On entend parfois que «les anarchistes compromettent la sécurité des personnes en faisant de la casse dans les manifs». Désamorçons ce genre d’argument. Bien entendu, il peut y avoir des personnes qui ont des comportements inacceptables, comme lancer un projectile sans réfléchir au fait qu’il pourrait retomber dans la foule de manifestant·e·s, ou encore frapper un fasciste et s’enfuir sans se soucier des camarades moins fort·e·s qu’on laisse derrière, alors qu’on aurait la capacité de tenir tête aux fachos. Ce genre de comportement ne représentent pas l’ensemble d’un groupe ou d’une idée politique. De plus, les personnes en question peuvent recevoir des critiques constructives de la part de camarades et s’améliorer pour les prochaines fois.
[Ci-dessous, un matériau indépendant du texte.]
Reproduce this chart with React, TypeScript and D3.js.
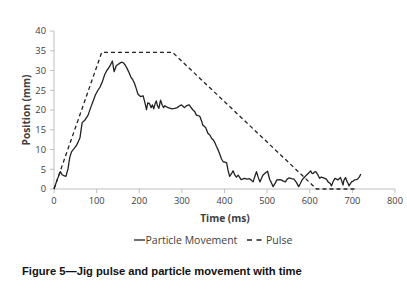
import React from "react";
import * as d3 from "d3";

const particleTime = [0, 8, 15, 19, 23, 28, 33, 37, 41, 47, 52, 57, 61, 66, 72, 80, 86, 91, 97, 103, 108, 113, 119, 124, 128, 133, 137, 141, 146, 150, 154, 158, 162, 167, 171, 176, 180, 185, 189, 193, 197, 203, 209, 213, 217, 220, 224, 228, 231, 234, 237, 240, 243, 246, 250, 254, 257, 260, 265, 271, 277, 283, 289, 294, 299, 303, 306, 311, 317, 321, 326, 330, 334, 338, 342, 346, 349, 353, 356, 361, 366, 370, 374, 378, 381, 385, 389, 393, 397, 401, 405, 408, 412, 416, 420, 424, 428, 432, 439, 447, 453, 459, 463, 467, 471, 475, 479, 483, 487, 490, 495, 501, 506, 510, 514, 519, 523, 528, 533, 538, 543, 547, 551, 557, 563, 569, 574, 578, 582, 587, 592, 597, 602, 605, 608, 611, 614, 619, 623, 627, 631, 635, 639, 643, 648, 651, 655, 659, 663, 666, 669, 672, 675, 678, 680, 684, 687, 690, 692, 695, 698, 702, 705, 709, 712, 716, 720];
const particleValue = [0, 2.5, 4.4, 3.6, 3.4, 3.2, 5.2, 8.0, 9.4, 10.2, 10.9, 12.0, 13.0, 16.8, 17.4, 18.7, 20.6, 22.0, 23.8, 25.0, 25.8, 27.0, 29.0, 30.0, 30.6, 31.5, 32.4, 29.7, 31.2, 31.5, 31.8, 32.1, 32.0, 31.4, 30.6, 29.5, 28.4, 27.6, 26.7, 25.4, 24.0, 23.4, 23.6, 22.0, 20.1, 21.8, 21.6, 20.6, 21.3, 20.3, 21.5, 22.3, 21.0, 20.4, 22.5, 21.2, 20.6, 21.1, 20.7, 20.5, 20.3, 20.4, 20.6, 21.0, 21.3, 20.9, 20.6, 21.1, 21.3, 20.7, 20.0, 19.6, 18.7, 18.6, 18.4, 17.3, 16.2, 15.8, 15.5, 14.1, 13.6, 12.8, 12.4, 11.6, 10.8, 9.9, 8.8, 7.6, 6.9, 6.8, 6.6, 4.9, 3.2, 3.8, 4.6, 3.6, 3.0, 3.5, 2.4, 2.7, 2.5, 2.6, 2.2, 1.8, 3.1, 4.4, 3.0, 1.8, 2.7, 3.5, 4.0, 4.5, 2.4, 1.6, 0.6, 1.5, 2.3, 2.4, 2.3, 2.0, 1.8, 2.5, 2.8, 2.6, 2.5, 1.6, 0.6, 1.4, 2.3, 2.9, 3.5, 4.0, 4.6, 4.0, 3.9, 4.3, 4.4, 3.6, 2.7, 3.0, 2.9, 2.7, 2.5, 1.8, 1.4, 0.8, 1.9, 2.7, 2.5, 2.3, 2.6, 2.9, 2.0, 1.0, 2.2, 2.9, 2.0, 1.4, 0.8, 1.3, 1.8, 2.0, 2.3, 2.4, 2.5, 3.0, 3.8];

const pulseTime = [0, 112, 278, 616, 712];
const pulseValue = [0, 34.6, 34.6, 0, 0];

const xTicks = [0, 100, 200, 300, 400, 500, 600, 700, 800];
const yTicks = [0, 5, 10, 15, 20, 25, 30, 35, 40];

const xLabel = "Time (ms)";
const yLabel = "Position (mm)";
const seriesNames = ["Particle Movement", "Pulse"];
const caption = "Figure 5\u2014Jig pulse and particle movement with time";

export default function App() {
  const W = 407, H = 289;
  const x = d3.scaleLinear().domain([0, 800]).range([54, 395]);
  const y = d3.scaleLinear().domain([0, 40]).range([189, 31]);
  const particle = particleTime.map((t, i) => [t, particleValue[i]] as [number, number]);
  const pulse = pulseTime.map((t, i) => [t, pulseValue[i]] as [number, number]);
  const line = d3.line<[number, number]>().x(d => x(d[0])).y(d => y(d[1]));
  const axisColor = "#bfbfbf";
  const textColor = "#404040";
  const font = "'Open Sans', sans-serif";
  return (
    <svg width={W} height={H} style={{ position: "absolute", left: 0, top: 0, background: "#fff" }}>
      <rect width={W} height={H} fill="#fff" />
      {/* axes */}
      <line x1={x(0)} x2={x(0)} y1={y(40)} y2={y(0)} stroke={axisColor} strokeWidth={1} />
      <line x1={x(0)} x2={x(800)} y1={y(0)} y2={y(0)} stroke={axisColor} strokeWidth={1} />
      {yTicks.map(t => (
        <g key={"y" + t}>
          <line x1={x(0) - 4} x2={x(0)} y1={y(t)} y2={y(t)} stroke={axisColor} />
          <text x={x(0) - 8} y={y(t)} dy="0.35em" textAnchor="end" fontSize={9.3} fontFamily={font} fill={textColor}>{t}</text>
        </g>
      ))}
      {xTicks.map(t => (
        <g key={"x" + t}>
          <line x1={x(t)} x2={x(t)} y1={y(0)} y2={y(0) + 4} stroke={axisColor} />
          <text x={x(t)} y={y(0) + 15} textAnchor="middle" fontSize={9.3} fontFamily={font} fill={textColor}>{t}</text>
        </g>
      ))}
      <text x={225} y={221.5} textAnchor="middle" fontSize={10.2} fontWeight="bold" fontFamily={font} fill={textColor}>{xLabel}</text>
      <text transform={`translate(29.5,${(y(0) + y(40)) / 2}) rotate(-90)`} textAnchor="middle" fontSize={10.2} fontWeight="bold" fontFamily={font} fill={textColor}>{yLabel}</text>
      {/* series */}
      <path d={line(pulse) || ""} fill="none" stroke="#222" strokeWidth={1.3} strokeDasharray="4,3" />
      <path d={line(particle) || ""} fill="none" stroke="#222" strokeWidth={1.3} strokeLinejoin="round" />
      {/* legend */}
      <line x1={134} x2={145} y1={240} y2={240} stroke="#222" strokeWidth={1.3} />
      <text x={145.5} y={243.8} fontSize={10.5} fontFamily={font} fill={textColor}>{seriesNames[0]}</text>
      <line x1={247} x2={262} y1={240} y2={240} stroke="#222" strokeWidth={1.3} strokeDasharray="5,4.5" />
      <text x={266} y={243.8} fontSize={10.5} fontFamily={font} fill={textColor}>{seriesNames[1]}</text>
      {/* caption */}
      <text x={22} y={275} fontSize={11.2} fontWeight="bold" fontFamily="'Liberation Sans', Arial, sans-serif" fill="#111">{caption}</text>
    </svg>
  );
}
En ce qui concerne les groupes militants, cela s’applique également: par exemple, des critiques constructives quant à la façon d’assurer une plus grande sécurité pour les personnes en réfléchissant notamment à des voies de sortie lors d’une action, ou encore des sections moins bruyantes dans la manifestation, sont d’une grande importance et doivent être communiquées et accueillies dans l’ouverture.
Malgré les préjugés qu’on colle aux anarchistes, black blocs et autres groupes agitateurs, les pratiques militantes plus intenses qu’iels utilisent parfois ne sont pas du tout synonyme de négligence ou incompatible avec la sécurité collective. Au contraire, ces groupes disposent d’un arsenal de pratiques de soin collectif pour les manifs et les actions. Voici un survol de certaines de ces pratiques.
Le black bloc est une tactique de groupe (et non un type de militant·e). Les personnes formant un black bloc vont s’habiller en noir et se masquer pour dissimuler leur identité lors d’une manif et ainsi 1- Réduire les risques d’arrestation pour leurs camarades (difficile pour la police de cibler une personne spécifique si la foule est un bloc homogène et anonyme) et 2- Réduire les risques de se faire ficher par les flics (qui filment et prennent en photo les manifs).
La distribution de matériel comme des masques covid et des lunettes (pour permettre aux autres camarades de compléter leur outfit de black bloc) est une pratique qui peut être utilisée.
Rester groupé·e·s pendant la manifestation permet de minimiser les chances que la foule se fasse séparer en 2 par les flics, ce qui vulnérabilise les personnes présentes. Résister aux tentatives de dispersion usuelles de la police (gaz lacrymogènes) et faire de son mieux pour rester en groupe est aussi une façon de se protéger soi-même et ses camarades: personne ne veut se retrouver seul·e avec ses 3 ami·e·s devant l’anti-émeute, au milieu d’un nuage de lacrymos. Rester groupé·e quand la manif prend fin et revenir en groupe au métro plutôt que seul·e minimise les chances de se faire harceler et arrêter après la manifestation.
Des personnes médics en manifs, qui ont des connaissances en premiers soins, sont souvent, sinon toujours présentes dans les manifestations plus radicales ou la répression policière est attendue. Elles transportent leur trousse de premiers soins ainsi que du «Maalox», qui est un mélange moitiémoitié d’eau et de lait de magnésie (antiacide disponible en vente libre dans les pharmacies), très utile pour soulager la sensation de brûlure aux yeux provoquées par le poivre de cayenne et les lacrymogènes.
Un soutien légal est habituellement offert par les groupes organisateurs des manifestations. Le numéro d’une personne avocate est distribué en début de manif, utile en cas d’arrestation. Ces groupes peuvent offrir un soutien financier pendant les procédures judiciaires. Les anarchistes ne laissent personne seul·e devant le système judiciaire!
La majorité des camarades font preuve de «gros bon sens» durant les manifestations et les actions: aider les autres camarades à se relever quand iels tombent, éviter de laisser les personnes qui courent moins vite seules derrières à la merci des flics, éviter de lancer des objets qui pourraient retomber dans la foule de camarades, éviter de faire tomber du mobilier urbain aux pieds des camarades qui marchent avec nous et de risquer de les faire trébucher.
Nous luttons contre les oppressions, contre la violence de l’État et contre celle des entreprises meurtrières. Nous souhaitons lutter ensemble, et longtemps: pour cela, prenons soin de nos camarades - surtout pendant les moments de répression.